The Reagan administration will not remove current sanctions against Syria as long as terrorist groups, most notably Abu Nidal’s militant Palestinian organization, are allowed to operate from Lebanon’s Bekaa Valley, State Department officials said this week.
Most recently, Abu Nidal claimed responsibility for Saturday’s grenade attack in Haifa that wounded 25 people.
The possibility of repealing the sanctions was raised after the department’s 1987 terrorism report, released Monday, linked Syria to just one major terrorism incident in 1987, as compared to three in 1986.
A department source said, however, that “there are no plans” to remove them, although some “could be lifted at some point.”
On Tuesday, State Department spokeswoman Phyllis Oakley praised the “reduction in direct Syrian involvement in terrorism” in 1987.
But Oakley said the reduction would not lead to Syria’s removal from the department’s list of state sponsors of terrorism.

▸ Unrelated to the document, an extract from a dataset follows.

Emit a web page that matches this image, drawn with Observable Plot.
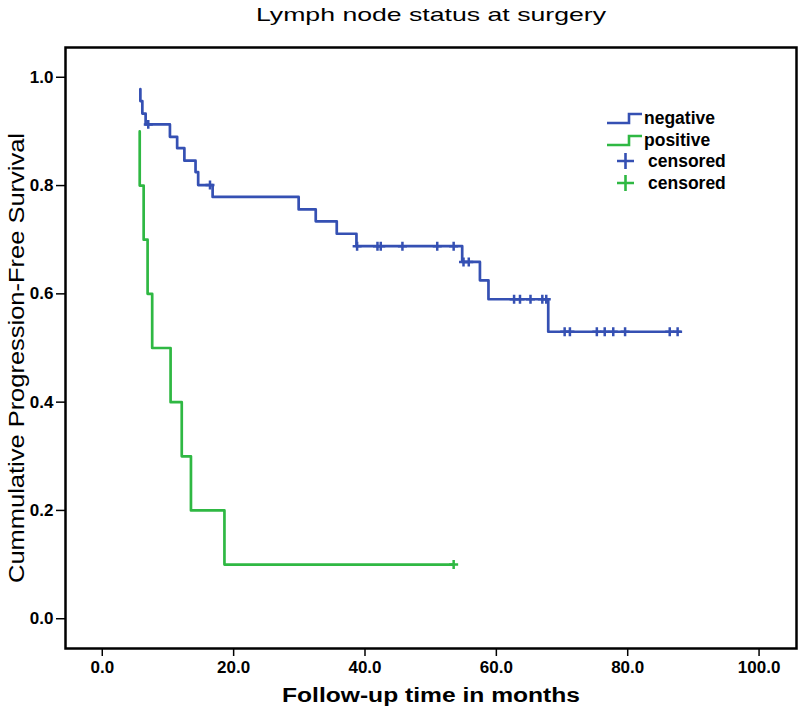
<!DOCTYPE html>
<html>
<head>
<meta charset="utf-8">
<script src="https://cdn.jsdelivr.net/npm/d3@7"></script>
<script src="https://cdn.jsdelivr.net/npm/@observablehq/plot@0.6"></script>
<style>
  html, body { margin: 0; padding: 0; background: #fff; }
  #chart { width: 800px; height: 713px; }
</style>
</head>
<body>
<div id="chart"></div>
<script>
// ---- Data ----
const titleText = "Lymph node status at surgery";
const xLabel = "Follow-up time in months";
const yLabel = "Cummulative Progression-Free Survival";
const xTicks = [0, 20, 40, 60, 80, 100];
const yTicks = [0, 0.2, 0.4, 0.6, 0.8, 1.0];

const groups = ["negative", "positive"];
const groupColors = ["#3550b3", "#2fb843"];

// negative group: step points (time, survival after step)
const negTime = [5.8, 5.8, 6.1, 6.6, 10.3, 11.4, 12.5, 14.2, 14.6, 16.8, 29.9, 32.5, 35.7, 38.7, 54.8, 57.5, 58.8, 67.9, 88.0];
const negSurv = [0.978, 0.956, 0.933, 0.913, 0.890, 0.869, 0.846, 0.825, 0.801, 0.779, 0.756, 0.734, 0.711, 0.688, 0.659, 0.625, 0.590, 0.530, 0.530];
const negCensTime = [7.0, 16.4, 38.8, 41.9, 42.4, 45.7, 51.0, 53.5, 55.0, 55.8, 62.7, 63.6, 65.2, 67.0, 67.6, 70.4, 71.2, 75.3, 76.5, 77.8, 79.6, 86.4, 87.6];
const negCensSurv = [0.913, 0.801, 0.688, 0.688, 0.688, 0.688, 0.688, 0.688, 0.659, 0.659, 0.590, 0.590, 0.590, 0.590, 0.590, 0.530, 0.530, 0.530, 0.530, 0.530, 0.530, 0.530, 0.530];

// positive group
const posTime = [5.7, 5.7, 6.3, 6.9, 7.6, 10.4, 12.1, 13.5, 18.6, 53.5];
const posSurv = [0.9, 0.8, 0.7, 0.6, 0.5, 0.4, 0.3, 0.2, 0.1, 0.1];
const posCensTime = [53.5];
const posCensSurv = [0.1];

// ---- Build tables ----
const steps = [
  ...negTime.map((t, i) => ({group: "negative", t, s: negSurv[i]})),
  ...posTime.map((t, i) => ({group: "positive", t, s: posSurv[i]}))
];
const censored = [
  ...negCensTime.map((t, i) => ({group: "negative", t, s: negCensSurv[i]})),
  ...posCensTime.map((t, i) => ({group: "positive", t, s: posCensSurv[i]}))
];

const font = "'Liberation Sans', Arial, Helvetica, sans-serif";
const fmt = d => d.toFixed(1);

const chart = Plot.plot({
  width: 800,
  height: 713,
  marginTop: 47,
  marginBottom: 65,
  marginLeft: 65,
  marginRight: 4,
  style: {fontFamily: font, background: "#fff", color: "#000"},
  x: {domain: [-5.6, 105.7]},
  y: {domain: [-0.055, 1.055]},
  color: {domain: groups, range: groupColors},
  marks: [
    Plot.frame({stroke: "#000", strokeWidth: 2.5}),
    Plot.axisX({ticks: xTicks, tickFormat: fmt, tickSize: 8, tickPadding: 4, fontSize: 17, fontWeight: "bold", strokeWidth: 1.5, label: null}),
    Plot.axisY({ticks: yTicks, tickFormat: fmt, tickSize: 9, tickPadding: 3, fontSize: 17, fontWeight: "bold", strokeWidth: 1.5, label: null}),
    Plot.line(steps, {x: "t", y: "s", z: "group", stroke: "group", curve: "step-after", strokeWidth: 2.7}),
    Plot.dot(censored, {x: "t", y: "s", stroke: "group", symbol: "plus", r: 3, strokeWidth: 2.5}),
    Plot.text([titleText], {frameAnchor: "top", lineAnchor: "middle", dy: -33, fontSize: 19}),
    Plot.text([xLabel], {frameAnchor: "bottom", lineAnchor: "middle", dy: 47, fontSize: 20, fontWeight: "bold"}),
    Plot.text([yLabel], {frameAnchor: "left", textAnchor: "middle", lineAnchor: "middle", dx: -49, dy: 10, rotate: -90, fontSize: 22})
  ]
});

document.getElementById("chart").appendChild(chart);

// stretch texts horizontally like the reference
function stretch(str, len) {
  for (const t of chart.querySelectorAll("text")) {
    if (t.textContent === str) {
      t.setAttribute("textLength", len);
      t.setAttribute("lengthAdjust", "spacingAndGlyphs");
    }
  }
}
stretch(titleText, 350);
stretch(xLabel, 298);
stretch(yLabel, 450);

// ---- Legend (inside the frame, top right) ----
const svg = d3.select(chart);
const lg = svg.append("g")
  .attr("font-family", font).attr("font-size", 17.5).attr("font-weight", "bold")
  .attr("text-anchor", "start").attr("fill", "#000");
const legendRows = [
  {type: "line", color: groupColors[0], text: groups[0]},
  {type: "line", color: groupColors[1], text: groups[1]},
  {type: "plus", color: groupColors[0], text: "censored"},
  {type: "plus", color: groupColors[1], text: "censored"}
];
const rowY = [118, 140, 161, 183];
legendRows.forEach((r, i) => {
  const y = rowY[i];
  if (r.type === "line") {
    lg.append("path").attr("d", `M607,${y + 5}H629V${y - 4}H642`).attr("fill", "none")
      .attr("stroke", r.color).attr("stroke-width", 2.6);
    lg.append("text").attr("x", 644).attr("y", y).attr("dy", "0.35em").text(r.text);
  } else {
    lg.append("path").attr("d", `M617,${y}H634M625.5,${y - 8}V${y + 8}`).attr("fill", "none")
      .attr("stroke", r.color).attr("stroke-width", 2.6);
    lg.append("text").attr("x", 648).attr("y", y).attr("dy", "0.35em").text(r.text);
  }
});
</script>
</body>
</html>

Syria has been on the list since it was first drawn up in 1979. Listed countries cannot receive U.S. foreign aid or goods and technology that would improve their military or terrorist support capabilities.
As long as there are “terrorist groups training in Syrian-controlled areas,” Oakley said, “Syria remains on the list.”
Yosef Gal, spokesman for the Israeli Embassy here, refused to praise Syria for any recent improvement in its stance on terrorism.
“We have not seen anything to indicate that Syria has changed its policy on support for terrorism,” he said.
Sanctions against Syria were imposed in 1986 after a British court implicated Syria in the attempted bombing of an El Al Airlines plane in London, which had more than 230 U.S. citizens aboard.
The sanctions include barring Syria from participating in Export-Import Bank loans or programs and from receiving subsidized wheat from the Department of Agriculture.
They also bar Syrian Arab Airlines from selling airline tickets in the United States.
The sanctions have a “symbolic significance,” the source said. He said that the United States is not a main trading partner of Syria, so that the volume of trade “would not rise much” if they were removed.
In a related development, while Syria has not had an ambassador to the United States since 1986, a new U.S. ambassador to Syria, Edward Djerejian, was sworn in Wednesday afternoon, replacing William Eagleton Jr.